I still seem to be misunderstanding the flow of data from logstash input -> filter (grok -> custom filter)
event before grok filter
filter received {:event=>#<LogStash::Event:0x298b2a7 @cancelled=false, @data={"message"=>"10.0.0.1,127.0.0.1 | AuthenticationFailureEvent | MICKEY | 1404402178021 | mickey | {\"authentication-method\":\"basic\",\"error\":\"For security reasons you must answer a CAPTCHA question.\"} | 642x2336498x9 | -", "@version"=>"1", "@timestamp"=>"2014-07-04T17:48:58.986Z", "type"=>"stash-auth", "host"=>"stash"}>, :level=>:info, :file=>"(eval)", :line=>"18"}
event after grok filter
filters/LogStash::Filters::Grok: adding tag {:tag=>"stash-captcha", :level=>:debug, :file=>"/home/lsapp/logstash-1.3.2-flatjar.jar!/logstash/filters/base.rb", :line=>"146"}
Event now: {:event=>#<LogStash::Event:0x298b2a7 @cancelled=false, @data={"message"=>"10.0.0.1,127.0.0.1 | AuthenticationFailureEvent | MICKEY | 1404402178021 | mickey | {\"authentication-method\":\"basic\",\"error\":\"For security reasons you must answer a CAPTCHA question.\"} | 642x2336498x9 | -", "@version"=>"1", "@timestamp"=>"2014-07-04T17:48:58.986Z", "type"=>"stash-auth", "host"=>"stash", "proxy"=>"127.0.0.1", "client"=>"10.0.0.1", "error"=>["AuthenticationFailureEvent", "{\"authentication-method\":\"basic\",\"error\":\"For security reasons you must answer a CAPTCHA question.\"}"], "user1"=>"MICKEY", "epoch_time"=>"1404402178021", "user2"=>"mickey", "minuteinday"=>"642", "reqnumsincerestart"=>"2336498", "concurrentreqs"=>"9", "tags"=>["stash-captcha"]}>, :level=>:debug, :file=>"/home/lsapp/logstash/build/ruby/logstash/filters/grok.rb", :line=>"307"}
So at this point grok has successfully parsed the event
logstash conf
input {
stdin { type => "stash-auth" }
}
filter {
if "stash-auth" in [type] {
grok {
patterns_dir => "patterns"
pattern => "%{STASH_CAPTCHA}"
add_tag => ["stash-captcha"]
}
if "stash-captcha" in [tags] {
crowd {
crowdURL => "https://crowd/rest/usermanagement/1/user?username="

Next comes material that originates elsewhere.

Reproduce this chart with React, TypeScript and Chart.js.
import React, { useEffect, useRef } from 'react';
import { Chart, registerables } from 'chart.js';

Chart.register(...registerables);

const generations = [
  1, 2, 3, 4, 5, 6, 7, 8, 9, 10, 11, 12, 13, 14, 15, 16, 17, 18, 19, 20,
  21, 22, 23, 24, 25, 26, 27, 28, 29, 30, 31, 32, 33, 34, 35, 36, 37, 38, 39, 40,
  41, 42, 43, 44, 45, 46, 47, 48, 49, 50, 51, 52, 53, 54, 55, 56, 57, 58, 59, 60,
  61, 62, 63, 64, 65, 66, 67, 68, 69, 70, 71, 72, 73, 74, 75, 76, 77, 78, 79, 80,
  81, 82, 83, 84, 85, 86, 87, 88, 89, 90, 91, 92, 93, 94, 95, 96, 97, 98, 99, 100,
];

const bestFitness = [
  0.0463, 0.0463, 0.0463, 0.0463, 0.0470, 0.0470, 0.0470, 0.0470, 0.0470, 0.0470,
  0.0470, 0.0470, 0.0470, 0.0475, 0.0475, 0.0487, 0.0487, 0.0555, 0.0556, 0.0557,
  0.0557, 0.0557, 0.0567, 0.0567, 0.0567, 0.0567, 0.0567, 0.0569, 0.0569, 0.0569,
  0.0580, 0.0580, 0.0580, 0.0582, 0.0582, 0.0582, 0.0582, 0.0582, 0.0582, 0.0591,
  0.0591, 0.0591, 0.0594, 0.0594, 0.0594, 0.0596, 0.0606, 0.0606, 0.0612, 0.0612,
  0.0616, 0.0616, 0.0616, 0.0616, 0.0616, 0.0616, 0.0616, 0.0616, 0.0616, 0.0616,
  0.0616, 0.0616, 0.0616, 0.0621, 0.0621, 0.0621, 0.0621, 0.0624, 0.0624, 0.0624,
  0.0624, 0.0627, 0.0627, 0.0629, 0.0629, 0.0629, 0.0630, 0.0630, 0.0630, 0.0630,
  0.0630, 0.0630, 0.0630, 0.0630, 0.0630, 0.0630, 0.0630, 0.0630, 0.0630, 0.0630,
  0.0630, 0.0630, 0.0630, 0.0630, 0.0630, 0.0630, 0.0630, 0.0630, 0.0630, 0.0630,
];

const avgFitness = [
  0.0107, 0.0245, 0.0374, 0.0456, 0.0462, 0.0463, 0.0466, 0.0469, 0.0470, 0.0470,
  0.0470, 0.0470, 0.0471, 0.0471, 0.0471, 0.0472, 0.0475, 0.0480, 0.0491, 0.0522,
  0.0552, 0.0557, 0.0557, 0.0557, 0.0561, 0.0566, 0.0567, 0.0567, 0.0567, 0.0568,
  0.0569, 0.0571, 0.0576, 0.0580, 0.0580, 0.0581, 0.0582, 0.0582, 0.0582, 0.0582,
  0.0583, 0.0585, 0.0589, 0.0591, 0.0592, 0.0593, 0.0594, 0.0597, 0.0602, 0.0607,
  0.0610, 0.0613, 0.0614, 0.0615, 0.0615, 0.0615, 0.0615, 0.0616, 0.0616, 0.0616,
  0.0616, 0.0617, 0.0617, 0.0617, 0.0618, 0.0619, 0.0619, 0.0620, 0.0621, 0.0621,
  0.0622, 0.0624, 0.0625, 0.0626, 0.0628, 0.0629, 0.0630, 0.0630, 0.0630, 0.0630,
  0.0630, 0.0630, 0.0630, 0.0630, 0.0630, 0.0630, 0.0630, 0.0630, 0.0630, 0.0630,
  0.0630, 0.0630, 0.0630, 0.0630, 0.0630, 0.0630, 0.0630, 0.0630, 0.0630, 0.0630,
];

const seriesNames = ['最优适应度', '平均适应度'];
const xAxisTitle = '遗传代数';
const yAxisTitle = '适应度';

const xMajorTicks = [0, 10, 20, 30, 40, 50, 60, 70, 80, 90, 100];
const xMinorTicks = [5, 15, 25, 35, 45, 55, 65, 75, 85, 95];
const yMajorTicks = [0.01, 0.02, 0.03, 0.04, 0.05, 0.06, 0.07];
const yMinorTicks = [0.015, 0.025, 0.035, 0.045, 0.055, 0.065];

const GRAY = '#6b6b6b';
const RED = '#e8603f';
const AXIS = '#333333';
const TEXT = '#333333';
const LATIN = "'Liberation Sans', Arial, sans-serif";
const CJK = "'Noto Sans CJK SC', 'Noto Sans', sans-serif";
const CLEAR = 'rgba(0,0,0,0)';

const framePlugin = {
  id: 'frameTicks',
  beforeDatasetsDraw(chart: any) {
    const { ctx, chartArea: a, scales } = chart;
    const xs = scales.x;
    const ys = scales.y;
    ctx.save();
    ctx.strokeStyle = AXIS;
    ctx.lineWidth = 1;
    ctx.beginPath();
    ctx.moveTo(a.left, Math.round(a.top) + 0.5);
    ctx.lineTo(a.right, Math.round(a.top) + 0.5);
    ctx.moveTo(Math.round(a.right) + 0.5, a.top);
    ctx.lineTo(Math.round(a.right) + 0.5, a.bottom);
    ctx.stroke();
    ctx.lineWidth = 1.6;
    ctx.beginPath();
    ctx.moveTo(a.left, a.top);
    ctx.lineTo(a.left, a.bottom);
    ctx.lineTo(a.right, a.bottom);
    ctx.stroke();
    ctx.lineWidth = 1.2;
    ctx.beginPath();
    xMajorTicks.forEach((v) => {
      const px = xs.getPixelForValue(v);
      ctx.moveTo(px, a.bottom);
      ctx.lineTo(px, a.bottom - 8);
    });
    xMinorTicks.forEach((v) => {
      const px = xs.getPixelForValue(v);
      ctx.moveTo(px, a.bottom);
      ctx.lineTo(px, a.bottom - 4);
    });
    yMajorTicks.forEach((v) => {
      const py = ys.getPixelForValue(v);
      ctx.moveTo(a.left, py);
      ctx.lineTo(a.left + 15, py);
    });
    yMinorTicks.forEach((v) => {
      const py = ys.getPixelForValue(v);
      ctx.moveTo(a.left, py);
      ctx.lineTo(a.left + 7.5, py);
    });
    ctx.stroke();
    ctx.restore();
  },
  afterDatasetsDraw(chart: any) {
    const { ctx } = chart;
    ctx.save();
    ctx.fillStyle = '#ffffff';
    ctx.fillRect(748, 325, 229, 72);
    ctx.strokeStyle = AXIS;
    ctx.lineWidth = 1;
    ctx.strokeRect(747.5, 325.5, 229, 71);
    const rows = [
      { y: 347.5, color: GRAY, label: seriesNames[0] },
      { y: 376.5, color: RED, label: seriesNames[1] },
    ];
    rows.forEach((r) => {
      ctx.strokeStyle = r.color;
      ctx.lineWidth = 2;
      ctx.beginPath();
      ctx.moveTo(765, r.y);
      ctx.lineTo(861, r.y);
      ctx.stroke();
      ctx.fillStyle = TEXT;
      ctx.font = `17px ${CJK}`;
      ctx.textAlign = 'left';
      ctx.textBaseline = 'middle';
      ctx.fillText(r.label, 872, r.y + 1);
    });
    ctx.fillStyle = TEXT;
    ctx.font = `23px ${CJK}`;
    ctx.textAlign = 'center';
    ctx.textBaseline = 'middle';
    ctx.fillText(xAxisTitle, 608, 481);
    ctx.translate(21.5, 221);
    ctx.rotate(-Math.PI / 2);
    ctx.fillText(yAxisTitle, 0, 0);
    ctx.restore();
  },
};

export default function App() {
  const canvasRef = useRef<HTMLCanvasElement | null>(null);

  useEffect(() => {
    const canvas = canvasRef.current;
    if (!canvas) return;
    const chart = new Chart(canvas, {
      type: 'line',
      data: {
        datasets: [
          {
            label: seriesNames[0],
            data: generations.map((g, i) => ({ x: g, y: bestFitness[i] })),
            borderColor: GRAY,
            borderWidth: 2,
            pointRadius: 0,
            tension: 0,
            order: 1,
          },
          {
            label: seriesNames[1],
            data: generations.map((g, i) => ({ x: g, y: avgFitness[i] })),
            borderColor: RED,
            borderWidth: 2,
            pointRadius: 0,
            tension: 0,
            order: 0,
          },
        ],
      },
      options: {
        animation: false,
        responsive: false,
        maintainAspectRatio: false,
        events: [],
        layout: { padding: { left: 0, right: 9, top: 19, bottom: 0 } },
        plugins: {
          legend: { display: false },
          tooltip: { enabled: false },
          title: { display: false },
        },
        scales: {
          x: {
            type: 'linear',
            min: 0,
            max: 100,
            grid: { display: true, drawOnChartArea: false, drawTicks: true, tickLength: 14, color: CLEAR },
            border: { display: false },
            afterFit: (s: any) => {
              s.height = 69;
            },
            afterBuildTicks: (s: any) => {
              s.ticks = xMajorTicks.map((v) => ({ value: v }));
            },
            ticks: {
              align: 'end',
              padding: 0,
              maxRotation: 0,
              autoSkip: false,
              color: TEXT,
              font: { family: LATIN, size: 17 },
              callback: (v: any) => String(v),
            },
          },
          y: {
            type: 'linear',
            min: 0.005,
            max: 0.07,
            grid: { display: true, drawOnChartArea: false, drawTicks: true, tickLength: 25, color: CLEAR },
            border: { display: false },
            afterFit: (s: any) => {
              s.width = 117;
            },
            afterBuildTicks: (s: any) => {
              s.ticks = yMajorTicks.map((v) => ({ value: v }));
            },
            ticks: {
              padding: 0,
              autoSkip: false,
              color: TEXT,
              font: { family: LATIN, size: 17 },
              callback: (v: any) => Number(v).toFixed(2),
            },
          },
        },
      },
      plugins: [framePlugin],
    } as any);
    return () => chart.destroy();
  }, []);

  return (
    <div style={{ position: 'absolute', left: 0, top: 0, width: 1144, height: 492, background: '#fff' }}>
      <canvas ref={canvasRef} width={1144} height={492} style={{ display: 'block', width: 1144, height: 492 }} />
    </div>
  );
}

crowdUsername => "username"
crowdPassword => "password"
timeout => 2
}
}
}
}
output {
stdout { codec => rubydebug }
}
In my custom filter I have event.inspect and can see the data I want is in the event.
event.inspect output
#<LogStash::Event:0x298b2a7 @cancelled=false, @data={"message"=>"10.32.145.121,10.32.149.88 | AuthenticationFailureEvent | MICKEY | 1404402178021 | mickey | {\"authentication-method\":\"basic\",\"error\":\"For security reasons you must answer a CAPTCHA question.\"} | 642x2336498x9 | -", "@version"=>"1", "@timestamp"=>"2014-07-04T17:48:58.986Z", "type"=>"stash-auth", "host"=>"stash", "proxy"=>"127.0.0.1", "client"=>"10.0.0.1", "error"=>["AuthenticationFailureEvent", "{\"authentication-method\":\"basic\",\"error\":\"For security reasons you must answer a CAPTCHA question.\"}"], "user1"=>"MICKEY", "epoch_time"=>"1404402178021", "user2"=>"mickey", "minuteinday"=>"642", "reqnumsincerestart"=>"2336498", "concurrentreqs"=>"9", "tags"=>["stash-captcha"]}>
Above the field user1 or user2 would provide the info.

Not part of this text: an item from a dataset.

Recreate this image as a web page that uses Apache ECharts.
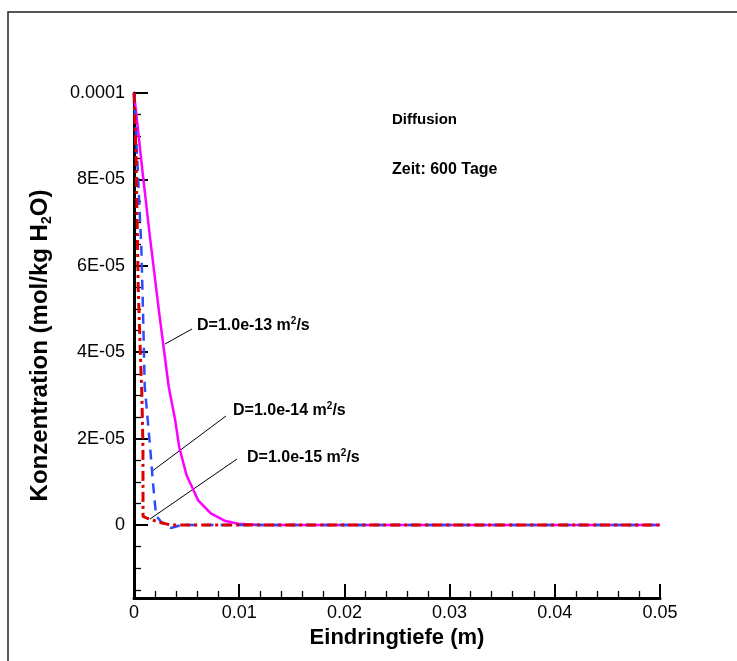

In my custom filter how do I reference these fields?
crowd.rb filter
def filter(event)
return unless filter?(event)
puts event.inspect <--- output shown above
response = @resource[what would I use here??]
responseHash = JSON.parse(response)
email = responseHash["email"]
filter_matched(event)
end
I am attempting to filter through grok with named fields, then filter through a custom filter.

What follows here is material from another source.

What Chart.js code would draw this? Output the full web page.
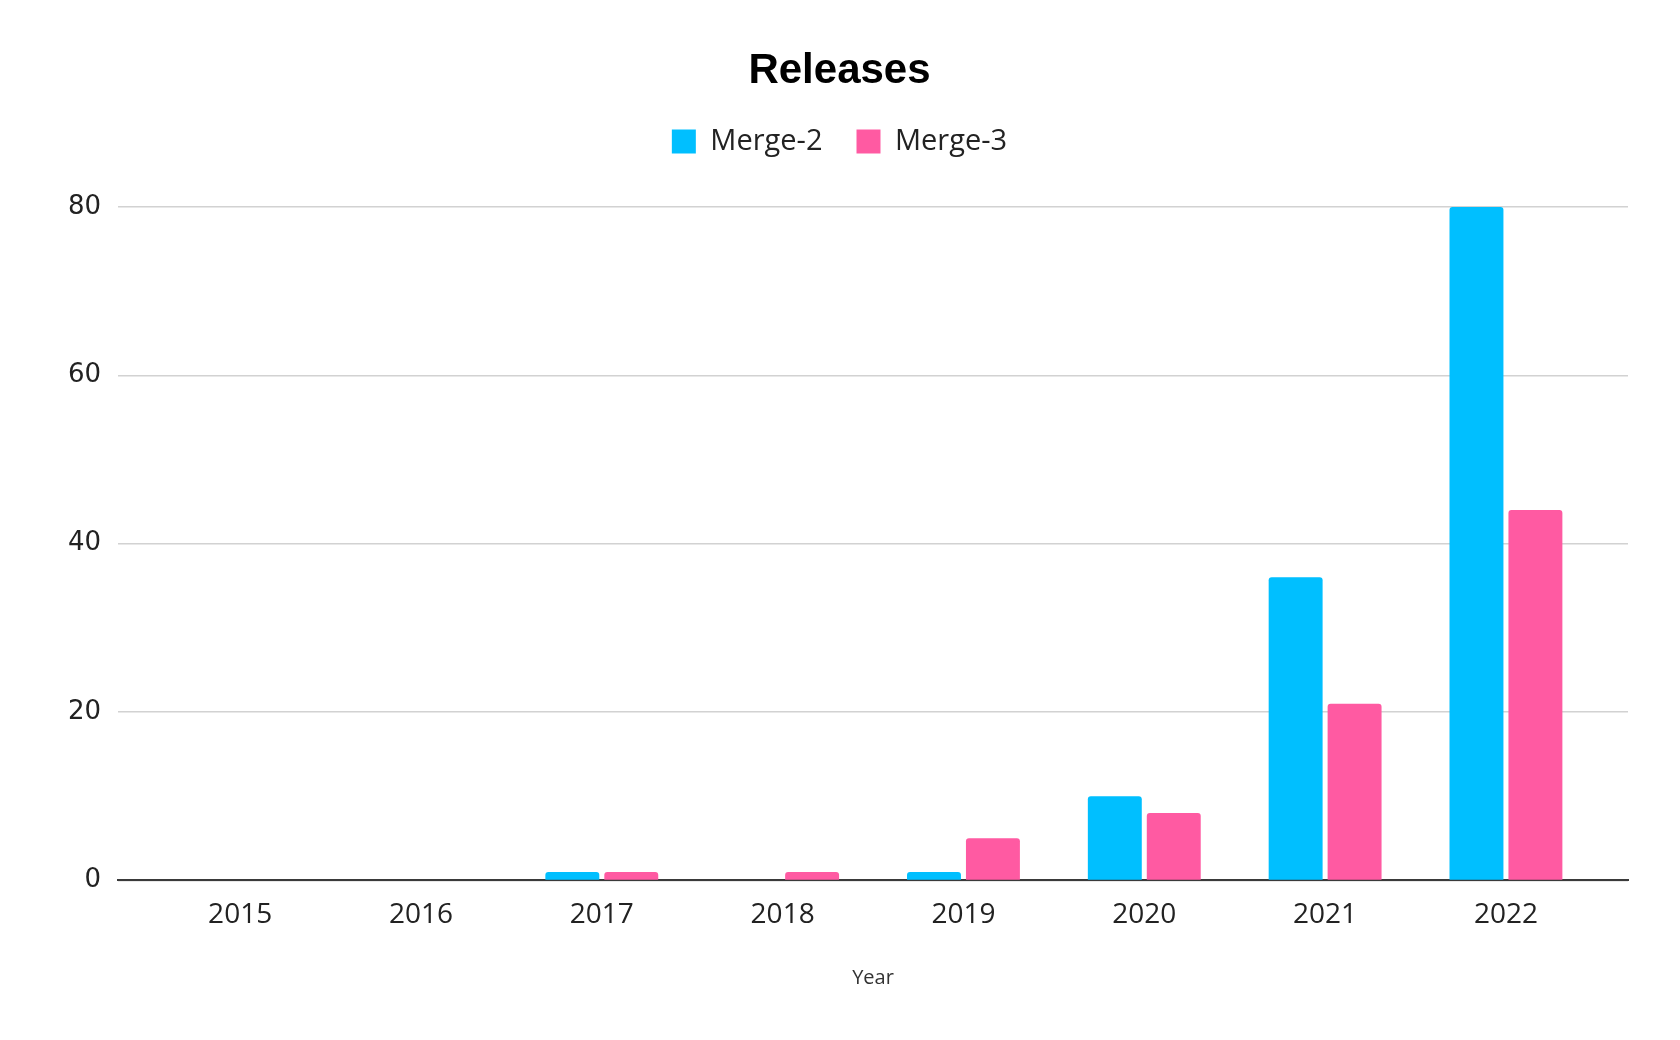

After grok when I call the custom filter the event seems to be the same as before grok.
I am confused on how to chain filters and maintain the changes as the event trickles through them.
input { stdin { type => "stash-auth" } } filter { if "stash-auth" in [type] { grok { patterns_dir => "patterns" pattern => "%{STASH_CAPTCHA}" add_tag => ["stash-captcha"] } #event being passed to next block is still same as before grok if "stash-captcha" in [tags] { mutate { add_field => { "userName" => "%{user1}" } } crowd { crowdURL => "https://crowd/rest/usermanagement/1/user?username=" timeout => 2 } } } } output { stdout { codec => rubydebug } }
I took the basic DNS filter and started with that.
class LogStash::Filters::Crowd < LogStash::Filters::Base config_name "crowd" milestone 1 # Lookup email address of username. #config :userName, :validate => :string # Determine what action to do: append or replace the values in the field # specified under "username" config :action, :validate => [ "append", "replace" ], :default => "append" # Atlassian Crowd REST API URL config :crowdURL, :validate => :string # RestClient timeout config :timeout, :validate => :number, :default => 2 public def register require "json" require "rest_client" @resource = RestClient::Resource.new(@crowdURL, :user => "secret", :password => "secret", :timeout => @timeout, :accept => 'application/json') end # def register public def filter(event) puts event[userName] # <--- NOTHING prints here puts event.inspect # <--- The original message from before grok prints here return unless filter?(event) @response = @resource[event[userName]].get # <--- undefined local variable or method `userName' @responseHash = JSON.parse(@response) @email = @responseHash["email"] filter_matched(event) end end # class LogStash::Filters::Crowd
The grok filter works, if I run it without the second filter for crowd I get the results I want in output.